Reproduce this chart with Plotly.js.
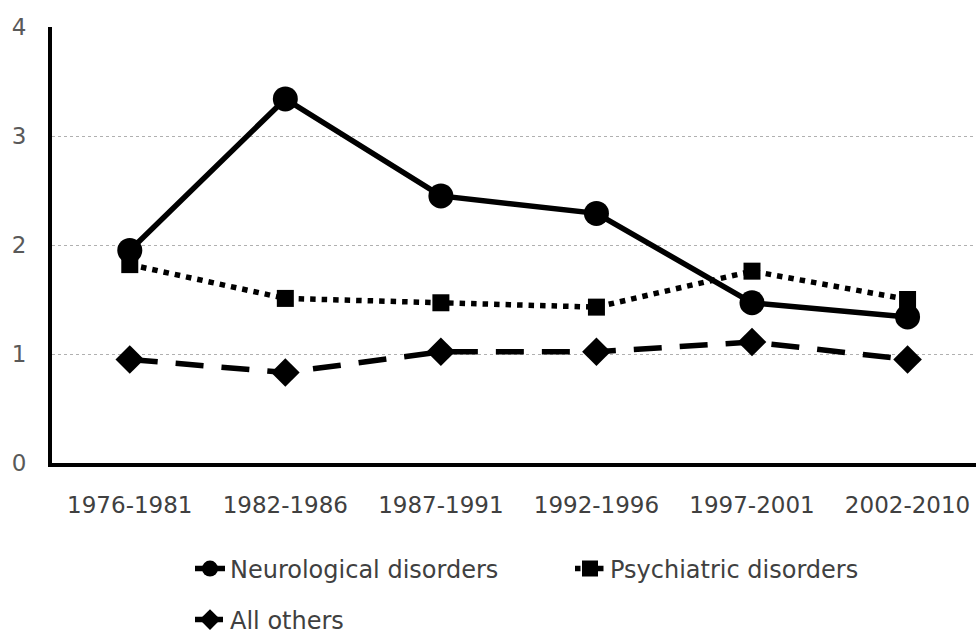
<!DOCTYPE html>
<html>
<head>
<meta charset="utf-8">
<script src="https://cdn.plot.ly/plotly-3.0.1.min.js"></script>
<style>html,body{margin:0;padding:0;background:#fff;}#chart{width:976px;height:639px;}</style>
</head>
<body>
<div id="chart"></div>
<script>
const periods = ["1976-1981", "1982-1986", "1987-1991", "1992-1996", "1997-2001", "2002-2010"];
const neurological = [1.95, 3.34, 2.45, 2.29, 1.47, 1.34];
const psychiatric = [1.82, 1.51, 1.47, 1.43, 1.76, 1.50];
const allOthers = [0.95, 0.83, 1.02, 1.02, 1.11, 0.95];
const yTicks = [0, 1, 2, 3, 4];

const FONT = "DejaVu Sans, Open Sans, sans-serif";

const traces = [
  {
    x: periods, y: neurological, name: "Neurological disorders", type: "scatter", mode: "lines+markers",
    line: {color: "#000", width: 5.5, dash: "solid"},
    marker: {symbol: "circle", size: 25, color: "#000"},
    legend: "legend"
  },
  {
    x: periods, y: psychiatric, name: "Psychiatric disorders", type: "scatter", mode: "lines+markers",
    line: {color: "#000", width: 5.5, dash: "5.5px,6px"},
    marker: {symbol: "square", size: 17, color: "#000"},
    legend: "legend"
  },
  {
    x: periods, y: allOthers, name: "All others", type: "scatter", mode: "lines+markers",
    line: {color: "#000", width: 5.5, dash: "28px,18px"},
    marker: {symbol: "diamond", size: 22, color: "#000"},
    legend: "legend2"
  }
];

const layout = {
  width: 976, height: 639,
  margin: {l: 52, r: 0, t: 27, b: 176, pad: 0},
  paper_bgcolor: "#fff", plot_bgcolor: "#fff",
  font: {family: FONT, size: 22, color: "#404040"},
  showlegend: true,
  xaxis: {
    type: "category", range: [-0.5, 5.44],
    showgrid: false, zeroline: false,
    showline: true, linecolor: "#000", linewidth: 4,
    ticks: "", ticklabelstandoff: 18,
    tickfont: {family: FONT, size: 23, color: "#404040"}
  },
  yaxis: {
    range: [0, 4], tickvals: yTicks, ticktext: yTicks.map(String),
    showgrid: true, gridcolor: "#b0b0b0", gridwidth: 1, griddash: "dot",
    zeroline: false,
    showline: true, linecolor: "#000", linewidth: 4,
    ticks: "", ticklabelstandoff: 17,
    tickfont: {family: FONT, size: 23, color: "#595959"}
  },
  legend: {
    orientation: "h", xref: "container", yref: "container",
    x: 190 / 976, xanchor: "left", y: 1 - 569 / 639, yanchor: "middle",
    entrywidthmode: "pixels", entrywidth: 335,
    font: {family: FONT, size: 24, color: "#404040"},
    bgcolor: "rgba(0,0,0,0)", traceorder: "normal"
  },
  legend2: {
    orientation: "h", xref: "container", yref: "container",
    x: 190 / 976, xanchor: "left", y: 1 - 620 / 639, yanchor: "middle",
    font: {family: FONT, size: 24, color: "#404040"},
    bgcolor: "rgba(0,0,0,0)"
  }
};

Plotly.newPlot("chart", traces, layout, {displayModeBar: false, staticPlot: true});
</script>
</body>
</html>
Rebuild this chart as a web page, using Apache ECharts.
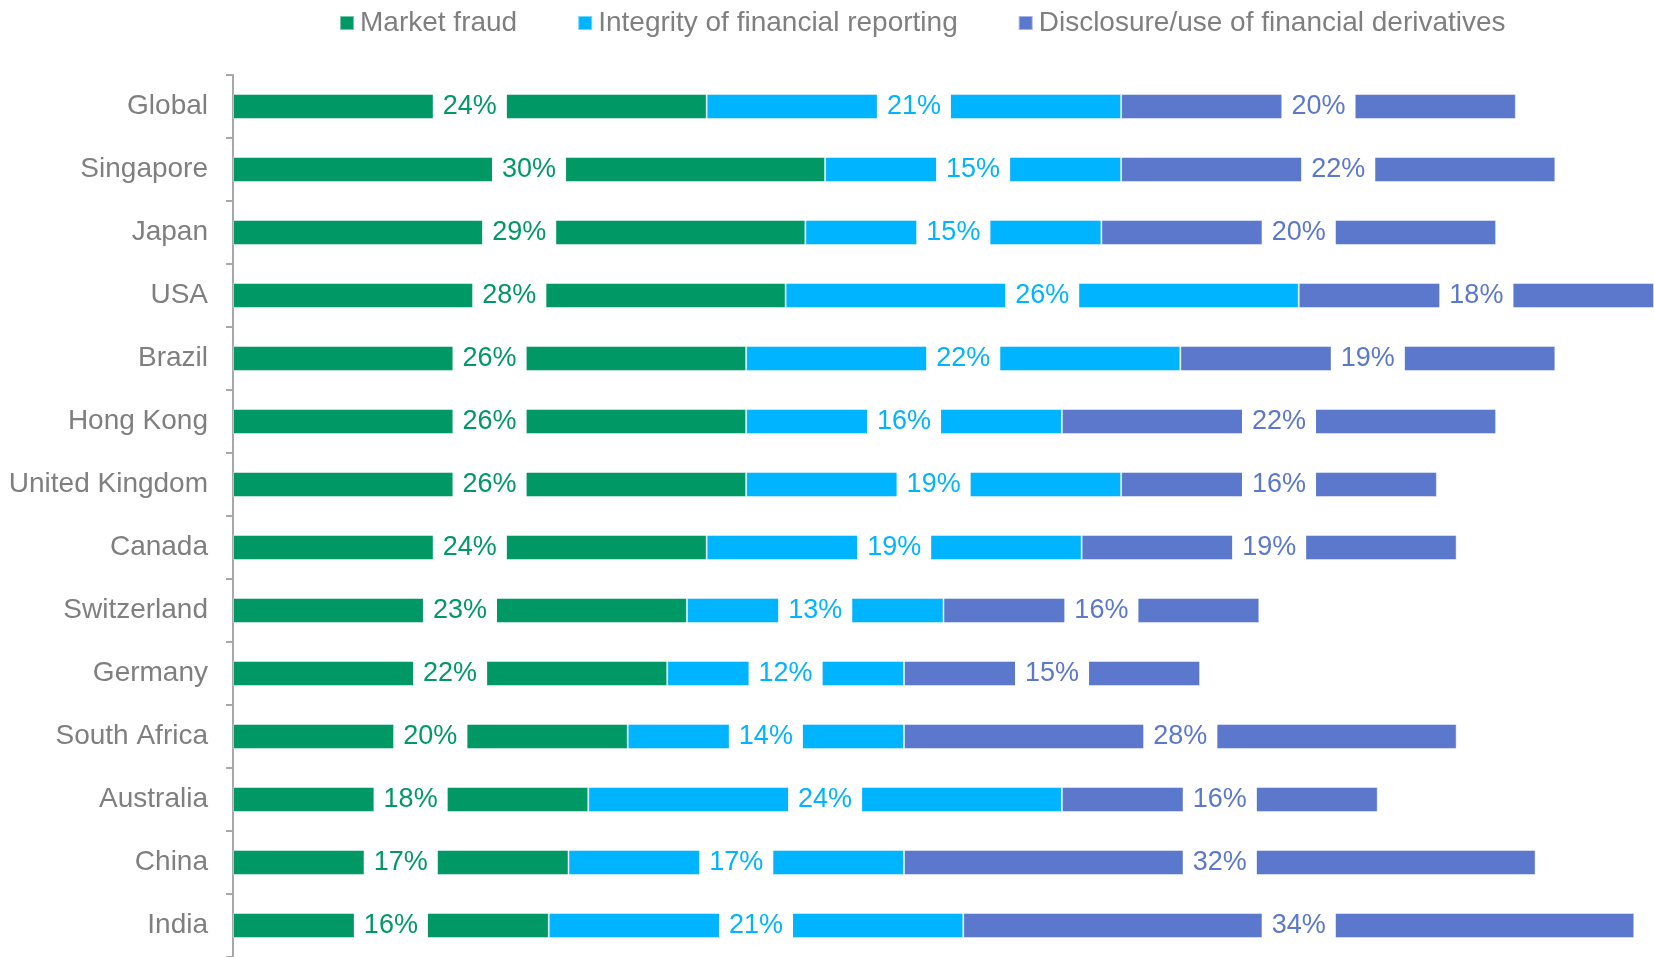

TO BE DONE:
Leave the pictures out and reproduce all of the records exactly.

THE SOLUTION:
Reproduce this chart with Plotly.js.
<!DOCTYPE html>
<html>
<head>
<meta charset="utf-8">
<script src="https://cdn.plot.ly/plotly-3.0.1.min.js"></script>
<style>html,body{margin:0;padding:0;background:#fff;}#chart{width:976px;height:639px;}</style>
</head>
<body>
<div id="chart"></div>
<script>
const periods = ["1976-1981", "1982-1986", "1987-1991", "1992-1996", "1997-2001", "2002-2010"];
const neurological = [1.95, 3.34, 2.45, 2.29, 1.47, 1.34];
const psychiatric = [1.82, 1.51, 1.47, 1.43, 1.76, 1.50];
const allOthers = [0.95, 0.83, 1.02, 1.02, 1.11, 0.95];
const yTicks = [0, 1, 2, 3, 4];

const FONT = "DejaVu Sans, Open Sans, sans-serif";

const traces = [
  {
    x: periods, y: neurological, name: "Neurological disorders", type: "scatter", mode: "lines+markers",
    line: {color: "#000", width: 5.5, dash: "solid"},
    marker: {symbol: "circle", size: 25, color: "#000"},
    legend: "legend"
  },
  {
    x: periods, y: psychiatric, name: "Psychiatric disorders", type: "scatter", mode: "lines+markers",
    line: {color: "#000", width: 5.5, dash: "5.5px,6px"},
    marker: {symbol: "square", size: 17, color: "#000"},
    legend: "legend"
  },
  {
    x: periods, y: allOthers, name: "All others", type: "scatter", mode: "lines+markers",
    line: {color: "#000", width: 5.5, dash: "28px,18px"},
    marker: {symbol: "diamond", size: 22, color: "#000"},
    legend: "legend2"
  }
];

const layout = {
  width: 976, height: 639,
  margin: {l: 52, r: 0, t: 27, b: 176, pad: 0},
  paper_bgcolor: "#fff", plot_bgcolor: "#fff",
  font: {family: FONT, size: 22, color: "#404040"},
  showlegend: true,
  xaxis: {
    type: "category", range: [-0.5, 5.44],
    showgrid: false, zeroline: false,
    showline: true, linecolor: "#000", linewidth: 4,
    ticks: "", ticklabelstandoff: 18,
    tickfont: {family: FONT, size: 23, color: "#404040"}
  },
  yaxis: {
    range: [0, 4], tickvals: yTicks, ticktext: yTicks.map(String),
    showgrid: true, gridcolor: "#b0b0b0", gridwidth: 1, griddash: "dot",
    zeroline: false,
    showline: true, linecolor: "#000", linewidth: 4,
    ticks: "", ticklabelstandoff: 17,
    tickfont: {family: FONT, size: 23, color: "#595959"}
  },
  legend: {
    orientation: "h", xref: "container", yref: "container",
    x: 190 / 976, xanchor: "left", y: 1 - 569 / 639, yanchor: "middle",
    entrywidthmode: "pixels", entrywidth: 335,
    font: {family: FONT, size: 24, color: "#404040"},
    bgcolor: "rgba(0,0,0,0)", traceorder: "normal"
  },
  legend2: {
    orientation: "h", xref: "container", yref: "container",
    x: 190 / 976, xanchor: "left", y: 1 - 620 / 639, yanchor: "middle",
    font: {family: FONT, size: 24, color: "#404040"},
    bgcolor: "rgba(0,0,0,0)"
  }
};

Plotly.newPlot("chart", traces, layout, {displayModeBar: false, staticPlot: true});
</script>
</body>
</html>
Rebuild this chart as a web page, using Apache ECharts.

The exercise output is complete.